GOAL → From the first line of the data down to and including the line with "const beechObserved = 0.0013064;", copy everything exactly, leaving out pictures.

BEGIN

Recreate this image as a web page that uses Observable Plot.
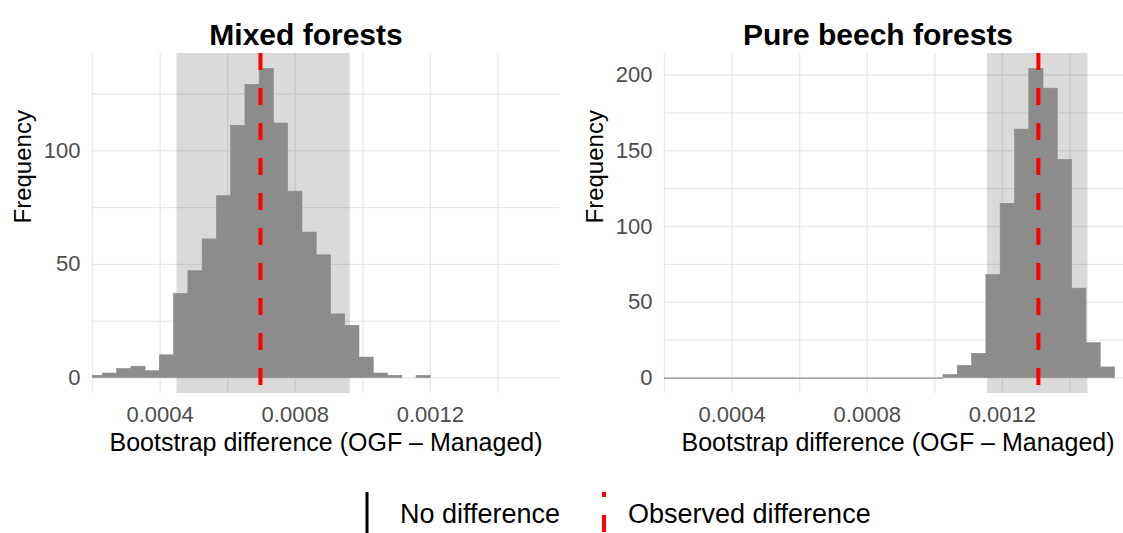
<!DOCTYPE html>
<html><head><meta charset="utf-8">
<script src="https://cdn.jsdelivr.net/npm/d3@7"></script>
<script src="https://cdn.jsdelivr.net/npm/@observablehq/plot@0.6"></script>
<style>
html,body{margin:0;padding:0;background:#fff;}
#wrap{position:relative;width:1123px;height:533px;overflow:hidden;font-family:"Liberation Sans",Arial,sans-serif;}
#left{position:absolute;left:0;top:0;width:572px;height:465px;}
#right{position:absolute;left:572px;top:0;width:572px;height:465px;}
#left svg,#right svg{max-width:none !important;width:572px;height:465px;}
#legend{position:absolute;left:0;top:465px;width:1123px;height:68px;}
</style></head><body>
<div id="wrap"><div id="left"></div><div id="right"></div><div id="legend"></div></div>
<script>
// ---- data ----
const mixedBinStart = [0.0001883,0.0002305,0.0002727,0.0003149,0.0003571,0.0003993,0.0004415,0.0004837,0.0005259,0.0005681,0.0006103,0.0006525,0.0006947,0.0007369,0.0007791,0.0008213,0.0008635,0.0009057,0.0009479,0.0009901,0.0010323,0.0010745,0.0011167,0.0011589];
const mixedBinEnd   = [0.0002305,0.0002727,0.0003149,0.0003571,0.0003993,0.0004415,0.0004837,0.0005259,0.0005681,0.0006103,0.0006525,0.0006947,0.0007369,0.0007791,0.0008213,0.0008635,0.0009057,0.0009479,0.0009901,0.0010323,0.0010745,0.0011167,0.0011589,0.0012011];
const mixedCounts   = [1,2,4,5,3,10,37,47,61,80,111,129,136,112,82,64,54,28,23,9,2,1,0,1];
const mixedCI = [0.00045, 0.000963];
const mixedObserved = 0.000697;

const beechBinStart = [0.0010256,0.0010679,0.0011102,0.0011525,0.0011948,0.0012371,0.0012794,0.0013217,0.0013640,0.0014063,0.0014486,0.0014909];
const beechBinEnd   = [0.0010679,0.0011102,0.0011525,0.0011948,0.0012371,0.0012794,0.0013217,0.0013640,0.0014063,0.0014486,0.0014909,0.0015332];
const beechCounts   = [2,8,16,68,115,164,204,191,144,59,23,7];
const beechEmptyBins = [0.00018, 0.0010256]; // zero-count bins before the first non-empty bin
const beechCI = [0.0011556, 0.0014532];
const beechObserved = 0.0013064;

const xDomain = [0.0002, 0.001582];
const xTicks = [0.0004, 0.0008, 0.0012];
const xGrid = [0.0002, 0.0004, 0.0006, 0.0008, 0.0010, 0.0012, 0.0014];
const mixedYDomain = [-6.8, 142.8];
const mixedYTicks = [0, 50, 100];
const mixedYGrid = [0, 25, 50, 75, 100, 125];
const beechYDomain = [-10.2, 214.2];
const beechYTicks = [0, 50, 100, 150, 200];
const beechYGrid = [0, 25, 50, 75, 100, 125, 150, 175, 200];

const titles = ["Mixed forests", "Pure beech forests"];
const xLabel = "Bootstrap difference (OGF \u2013 Managed)";
const yLabel = "Frequency";
const legendLabels = ["No difference", "Observed difference"];

const FONT = '"Liberation Sans", Arial, sans-serif';

function panel({starts, ends, counts, empty, ci, obs, yDomain, yTicks, yGrid, title}) {
  const bins = starts.map((s, i) => ({x1: s, x2: ends[i], count: counts[i]}));
  const marks = [
    Plot.ruleX(xGrid, {stroke: "#ebebeb", strokeWidth: 1.4}),
    Plot.ruleY(yGrid, {stroke: "#ebebeb", strokeWidth: 1.4}),
    Plot.rect([ci], {x1: d => d[0], x2: d => d[1], fill: "black", fillOpacity: 0.145}),
    Plot.rect(bins.filter(d => d.count > 0), {x1: "x1", x2: "x2", y1: 0, y2: "count", fill: "#8c8c8c", stroke: "#8c8c8c", strokeWidth: 0.6, clip: true}),
    Plot.ruleX([obs], {stroke: "#ff0000", strokeWidth: 4, strokeDasharray: "17,18"}),
    Plot.axisX({ticks: xTicks, tickSize: 0, tickPadding: 13, fontSize: 22, label: null, tickFormat: d => d.toFixed(4)}),
    Plot.axisY({ticks: yTicks, tickSize: 0, tickPadding: 12, fontSize: 22, label: null}),
    Plot.text([title], {frameAnchor: "top", dy: -29.6, dx: -20, fontSize: 30, fontWeight: "bold", fill: "black"}),
    Plot.text([xLabel], {frameAnchor: "bottom", lineAnchor: "top", dy: 40, fontSize: 25, fill: "black"}),
    Plot.text([yLabel], {frameAnchor: "left", rotate: -90, dx: -69, fontSize: 24, fill: "black"})
  ];
  if (empty) {
    marks.splice(4, 0, Plot.ruleY([0], {x1: empty[0], x2: empty[1], stroke: "#8c8c8c", strokeWidth: 1.3, clip: true}));
  }
  return Plot.plot({
    width: 572, height: 465,
    marginLeft: 92, marginRight: 13, marginTop: 53, marginBottom: 72,
    x: {domain: xDomain},
    y: {domain: yDomain},
    style: {fontFamily: FONT, color: "#4d4d4d", background: "white", overflow: "visible", maxWidth: "none"},
    marks
  });
}

document.getElementById("left").append(panel({
  starts: mixedBinStart, ends: mixedBinEnd, counts: mixedCounts, empty: null,
  ci: mixedCI, obs: mixedObserved, yDomain: mixedYDomain, yTicks: mixedYTicks, yGrid: mixedYGrid, title: titles[0]
}));
document.getElementById("right").append(panel({
  starts: beechBinStart, ends: beechBinEnd, counts: beechCounts, empty: beechEmptyBins,
  ci: beechCI, obs: beechObserved, yDomain: beechYDomain, yTicks: beechYTicks, yGrid: beechYGrid, title: titles[1]
}));

// ---- legend (below the plots) ----
const lg = d3.select("#legend").append("svg").attr("width", 1123).attr("height", 68)
  .style("font-family", FONT);
lg.append("line").attr("x1", 367).attr("x2", 367).attr("y1", 27).attr("y2", 70)
  .attr("stroke", "black").attr("stroke-width", 3);
lg.append("text").attr("x", 400).attr("y", 58).attr("font-size", 27).attr("fill", "black").text(legendLabels[0]);
lg.append("line").attr("x1", 604).attr("x2", 604).attr("y1", 27).attr("y2", 70)
  .attr("stroke", "#ff0000").attr("stroke-width", 4).attr("stroke-dasharray", "17,18").attr("stroke-dashoffset", 12);
lg.append("text").attr("x", 628).attr("y", 58).attr("font-size", 27).attr("fill", "black").text(legendLabels[1]);
</script>
</body></html>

END

EXERCISE RESULT →
Recreate this image as a web page that uses Observable Plot.
<!DOCTYPE html>
<html><head><meta charset="utf-8">
<script src="https://cdn.jsdelivr.net/npm/d3@7"></script>
<script src="https://cdn.jsdelivr.net/npm/@observablehq/plot@0.6"></script>
<style>
html,body{margin:0;padding:0;background:#fff;}
#wrap{position:relative;width:1123px;height:533px;overflow:hidden;font-family:"Liberation Sans",Arial,sans-serif;}
#left{position:absolute;left:0;top:0;width:572px;height:465px;}
#right{position:absolute;left:572px;top:0;width:572px;height:465px;}
#left svg,#right svg{max-width:none !important;width:572px;height:465px;}
#legend{position:absolute;left:0;top:465px;width:1123px;height:68px;}
</style></head><body>
<div id="wrap"><div id="left"></div><div id="right"></div><div id="legend"></div></div>
<script>
// ---- data ----
const mixedBinStart = [0.0001883,0.0002305,0.0002727,0.0003149,0.0003571,0.0003993,0.0004415,0.0004837,0.0005259,0.0005681,0.0006103,0.0006525,0.0006947,0.0007369,0.0007791,0.0008213,0.0008635,0.0009057,0.0009479,0.0009901,0.0010323,0.0010745,0.0011167,0.0011589];
const mixedBinEnd   = [0.0002305,0.0002727,0.0003149,0.0003571,0.0003993,0.0004415,0.0004837,0.0005259,0.0005681,0.0006103,0.0006525,0.0006947,0.0007369,0.0007791,0.0008213,0.0008635,0.0009057,0.0009479,0.0009901,0.0010323,0.0010745,0.0011167,0.0011589,0.0012011];
const mixedCounts   = [1,2,4,5,3,10,37,47,61,80,111,129,136,112,82,64,54,28,23,9,2,1,0,1];
const mixedCI = [0.00045, 0.000963];
const mixedObserved = 0.000697;

const beechBinStart = [0.0010256,0.0010679,0.0011102,0.0011525,0.0011948,0.0012371,0.0012794,0.0013217,0.0013640,0.0014063,0.0014486,0.0014909];
const beechBinEnd   = [0.0010679,0.0011102,0.0011525,0.0011948,0.0012371,0.0012794,0.0013217,0.0013640,0.0014063,0.0014486,0.0014909,0.0015332];
const beechCounts   = [2,8,16,68,115,164,204,191,144,59,23,7];
const beechEmptyBins = [0.00018, 0.0010256]; // zero-count bins before the first non-empty bin
const beechCI = [0.0011556, 0.0014532];
const beechObserved = 0.0013064;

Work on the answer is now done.